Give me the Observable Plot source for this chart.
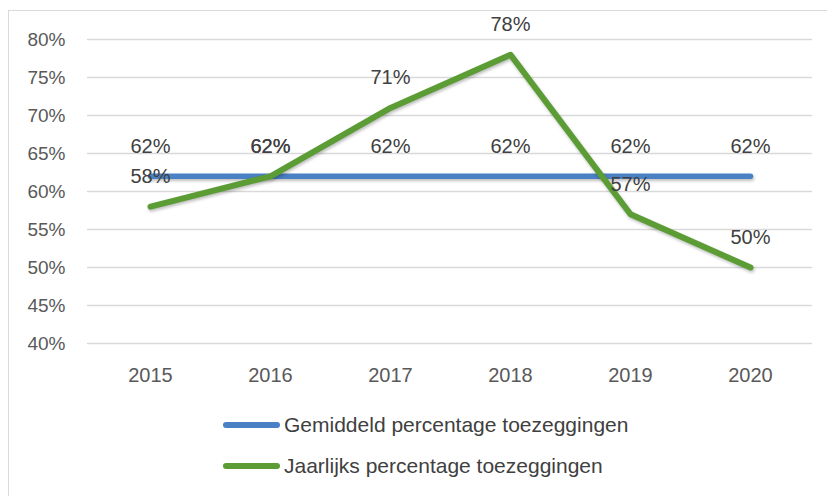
<!DOCTYPE html>
<html>
<head>
<meta charset="utf-8">
<script src="https://cdn.jsdelivr.net/npm/d3@7"></script>
<script src="https://cdn.jsdelivr.net/npm/@observablehq/plot@0.6"></script>
<style>
  html, body { margin: 0; padding: 0; background: #fff; }
  #wrap { position: relative; width: 827px; height: 496px; overflow: hidden; font-family: "Liberation Sans", Arial, sans-serif; }
  #frame { position: absolute; left: 8px; top: 10px; width: 840px; height: 520px; border: 1.5px solid #d9d9d9; box-sizing: border-box; }
  #chart { position: absolute; left: 0; top: 0; }
  .leg { position: absolute; left: 223px; display: flex; align-items: center; font-size: 21px; color: #404040; white-space: nowrap; }
  .sw { width: 57px; height: 6px; border-radius: 3px; margin-right: 4px; }
</style>
</head>
<body>
<div id="wrap">
  <div id="frame"></div>
  <div id="chart"></div>
  <div class="leg" style="top:413px"><div class="sw" style="background:#4a80c4"></div><span>Gemiddeld percentage toezeggingen</span></div>
  <div class="leg" style="top:454px"><div class="sw" style="background:#5b9c35"></div><span>Jaarlijks percentage toezeggingen</span></div>
</div>
<script>
const years = ["2015", "2016", "2017", "2018", "2019", "2020"];
const gemiddeld = [0.62, 0.62, 0.62, 0.62, 0.62, 0.62];
const jaarlijks = [0.58, 0.62, 0.71, 0.78, 0.57, 0.50];
const yTicks = [0.40, 0.45, 0.50, 0.55, 0.60, 0.65, 0.70, 0.75, 0.80];

const blue = "#4a80c4";
const green = "#5b9c35";
const pct = d => Math.round(d * 100) + "%";

const gemData = years.map((y, i) => ({year: y, value: gemiddeld[i]}));
const jaarData = years.map((y, i) => ({year: y, value: jaarlijks[i]}));

const chart = Plot.plot({
  width: 827,
  height: 400,
  marginTop: 39,
  marginBottom: 57,
  marginLeft: 87,
  marginRight: 15,
  style: {fontFamily: '"Liberation Sans", Arial, sans-serif', color: "#595959", background: "transparent"},
  x: {type: "point", domain: years, padding: 0.5},
  y: {domain: [0.40, 0.80]},
  marks: [
    Plot.ruleY(yTicks, {stroke: "#d9d9d9", strokeWidth: 1.5}),
    Plot.axisY(yTicks, {tickSize: 0, tickPadding: 22, tickFormat: pct, fontSize: 19, label: null}),
    Plot.axisX({tickSize: 0, tickPadding: 24, fontSize: 20, label: null}),
    Plot.line(gemData, {x: "year", y: "value", stroke: blue, strokeWidth: 5.5, strokeLinecap: "round", className: "ln"}),
    Plot.line(jaarData, {x: "year", y: "value", stroke: green, strokeWidth: 6, strokeLinecap: "round", strokeLinejoin: "round", className: "ln"}),
    Plot.text(gemData, {x: "year", y: "value", text: d => pct(d.value), dy: -30, fontSize: 20, fill: "#404040"}),
    Plot.text(jaarData, {x: "year", y: "value", text: d => pct(d.value), dy: -30, fontSize: 20, fill: "#404040"})
  ]
});
d3.select(chart).selectAll(".ln path").style("filter", "drop-shadow(1px 2px 1.5px rgba(0,0,0,0.25))");
document.getElementById("chart").appendChild(chart);
</script>
</body>
</html>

PROBLEM REQUIREMENTS
Retype the whole listing, keeping every line identical and omitting all pictures.

ANSWER BELOW
Give me the Observable Plot source for this chart.
<!DOCTYPE html>
<html>
<head>
<meta charset="utf-8">
<script src="https://cdn.jsdelivr.net/npm/d3@7"></script>
<script src="https://cdn.jsdelivr.net/npm/@observablehq/plot@0.6"></script>
<style>
  html, body { margin: 0; padding: 0; background: #fff; }
  #wrap { position: relative; width: 827px; height: 496px; overflow: hidden; font-family: "Liberation Sans", Arial, sans-serif; }
  #frame { position: absolute; left: 8px; top: 10px; width: 840px; height: 520px; border: 1.5px solid #d9d9d9; box-sizing: border-box; }
  #chart { position: absolute; left: 0; top: 0; }
  .leg { position: absolute; left: 223px; display: flex; align-items: center; font-size: 21px; color: #404040; white-space: nowrap; }
  .sw { width: 57px; height: 6px; border-radius: 3px; margin-right: 4px; }
</style>
</head>
<body>
<div id="wrap">
  <div id="frame"></div>
  <div id="chart"></div>
  <div class="leg" style="top:413px"><div class="sw" style="background:#4a80c4"></div><span>Gemiddeld percentage toezeggingen</span></div>
  <div class="leg" style="top:454px"><div class="sw" style="background:#5b9c35"></div><span>Jaarlijks percentage toezeggingen</span></div>
</div>
<script>
const years = ["2015", "2016", "2017", "2018", "2019", "2020"];
const gemiddeld = [0.62, 0.62, 0.62, 0.62, 0.62, 0.62];
const jaarlijks = [0.58, 0.62, 0.71, 0.78, 0.57, 0.50];
const yTicks = [0.40, 0.45, 0.50, 0.55, 0.60, 0.65, 0.70, 0.75, 0.80];

const blue = "#4a80c4";
const green = "#5b9c35";
const pct = d => Math.round(d * 100) + "%";

const gemData = years.map((y, i) => ({year: y, value: gemiddeld[i]}));
const jaarData = years.map((y, i) => ({year: y, value: jaarlijks[i]}));

const chart = Plot.plot({
  width: 827,
  height: 400,
  marginTop: 39,
  marginBottom: 57,
  marginLeft: 87,
  marginRight: 15,
  style: {fontFamily: '"Liberation Sans", Arial, sans-serif', color: "#595959", background: "transparent"},
  x: {type: "point", domain: years, padding: 0.5},
  y: {domain: [0.40, 0.80]},
  marks: [
    Plot.ruleY(yTicks, {stroke: "#d9d9d9", strokeWidth: 1.5}),
    Plot.axisY(yTicks, {tickSize: 0, tickPadding: 22, tickFormat: pct, fontSize: 19, label: null}),
    Plot.axisX({tickSize: 0, tickPadding: 24, fontSize: 20, label: null}),
    Plot.line(gemData, {x: "year", y: "value", stroke: blue, strokeWidth: 5.5, strokeLinecap: "round", className: "ln"}),
    Plot.line(jaarData, {x: "year", y: "value", stroke: green, strokeWidth: 6, strokeLinecap: "round", strokeLinejoin: "round", className: "ln"}),
    Plot.text(gemData, {x: "year", y: "value", text: d => pct(d.value), dy: -30, fontSize: 20, fill: "#404040"}),
    Plot.text(jaarData, {x: "year", y: "value", text: d => pct(d.value), dy: -30, fontSize: 20, fill: "#404040"})
  ]
});
d3.select(chart).selectAll(".ln path").style("filter", "drop-shadow(1px 2px 1.5px rgba(0,0,0,0.25))");
document.getElementById("chart").appendChild(chart);
</script>
</body>
</html>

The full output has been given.